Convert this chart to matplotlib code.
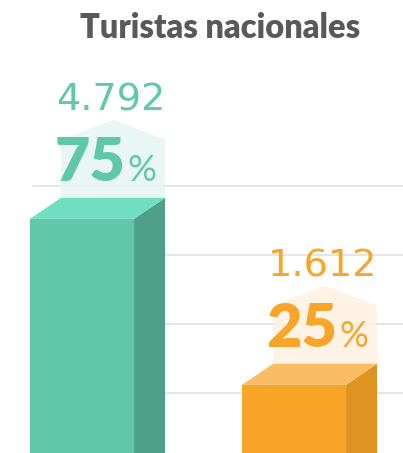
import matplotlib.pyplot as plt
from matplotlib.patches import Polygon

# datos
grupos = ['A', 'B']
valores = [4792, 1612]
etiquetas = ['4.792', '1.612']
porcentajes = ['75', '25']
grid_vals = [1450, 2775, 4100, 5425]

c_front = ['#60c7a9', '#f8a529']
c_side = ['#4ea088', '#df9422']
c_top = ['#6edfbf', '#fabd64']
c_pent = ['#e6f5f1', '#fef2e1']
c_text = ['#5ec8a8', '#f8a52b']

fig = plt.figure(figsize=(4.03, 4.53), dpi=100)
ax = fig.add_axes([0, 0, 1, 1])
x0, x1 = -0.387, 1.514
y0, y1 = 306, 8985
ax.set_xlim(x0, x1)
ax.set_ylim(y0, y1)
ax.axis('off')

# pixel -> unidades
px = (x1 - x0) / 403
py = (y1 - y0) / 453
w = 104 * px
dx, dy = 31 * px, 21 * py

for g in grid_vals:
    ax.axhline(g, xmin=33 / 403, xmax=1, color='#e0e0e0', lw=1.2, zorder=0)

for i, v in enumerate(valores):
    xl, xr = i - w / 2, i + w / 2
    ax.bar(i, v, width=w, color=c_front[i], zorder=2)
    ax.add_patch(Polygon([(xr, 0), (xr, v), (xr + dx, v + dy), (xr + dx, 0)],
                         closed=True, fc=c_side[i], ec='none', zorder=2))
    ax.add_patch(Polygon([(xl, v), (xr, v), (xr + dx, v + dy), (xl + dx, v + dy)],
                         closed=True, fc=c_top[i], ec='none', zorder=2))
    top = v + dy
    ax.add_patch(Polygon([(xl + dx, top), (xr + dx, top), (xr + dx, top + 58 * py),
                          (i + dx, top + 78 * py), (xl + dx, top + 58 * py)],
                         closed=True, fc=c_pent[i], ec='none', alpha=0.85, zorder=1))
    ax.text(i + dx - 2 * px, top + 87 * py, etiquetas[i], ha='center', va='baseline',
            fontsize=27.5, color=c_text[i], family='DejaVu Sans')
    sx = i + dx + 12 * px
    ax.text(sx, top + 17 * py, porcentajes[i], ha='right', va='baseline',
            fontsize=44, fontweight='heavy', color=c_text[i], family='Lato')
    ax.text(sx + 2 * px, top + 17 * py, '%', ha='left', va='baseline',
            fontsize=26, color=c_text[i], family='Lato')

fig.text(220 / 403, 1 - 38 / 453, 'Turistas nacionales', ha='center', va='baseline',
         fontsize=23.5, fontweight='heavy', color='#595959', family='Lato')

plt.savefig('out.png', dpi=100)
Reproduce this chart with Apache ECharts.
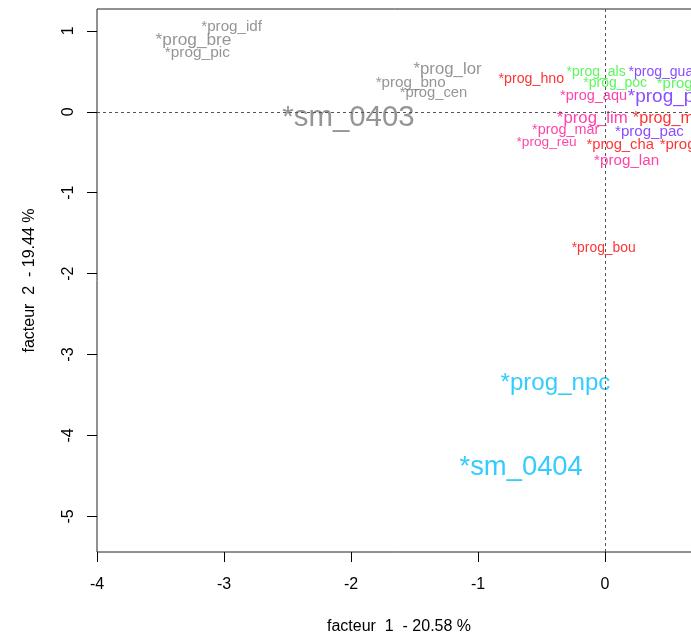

•••

• **TASK INSTRUCTIONS**
Repeat exactly the lines from the start of the entries down to the line with "dx, dy = 31 * px, 21 * py", keeping both ends but none of the pictures.

• **TASK RESPONSE**
Convert this chart to matplotlib code.
import matplotlib.pyplot as plt
from matplotlib.patches import Polygon

# datos
grupos = ['A', 'B']
valores = [4792, 1612]
etiquetas = ['4.792', '1.612']
porcentajes = ['75', '25']
grid_vals = [1450, 2775, 4100, 5425]

c_front = ['#60c7a9', '#f8a529']
c_side = ['#4ea088', '#df9422']
c_top = ['#6edfbf', '#fabd64']
c_pent = ['#e6f5f1', '#fef2e1']
c_text = ['#5ec8a8', '#f8a52b']

fig = plt.figure(figsize=(4.03, 4.53), dpi=100)
ax = fig.add_axes([0, 0, 1, 1])
x0, x1 = -0.387, 1.514
y0, y1 = 306, 8985
ax.set_xlim(x0, x1)
ax.set_ylim(y0, y1)
ax.axis('off')

# pixel -> unidades
px = (x1 - x0) / 403
py = (y1 - y0) / 453
w = 104 * px
dx, dy = 31 * px, 21 * py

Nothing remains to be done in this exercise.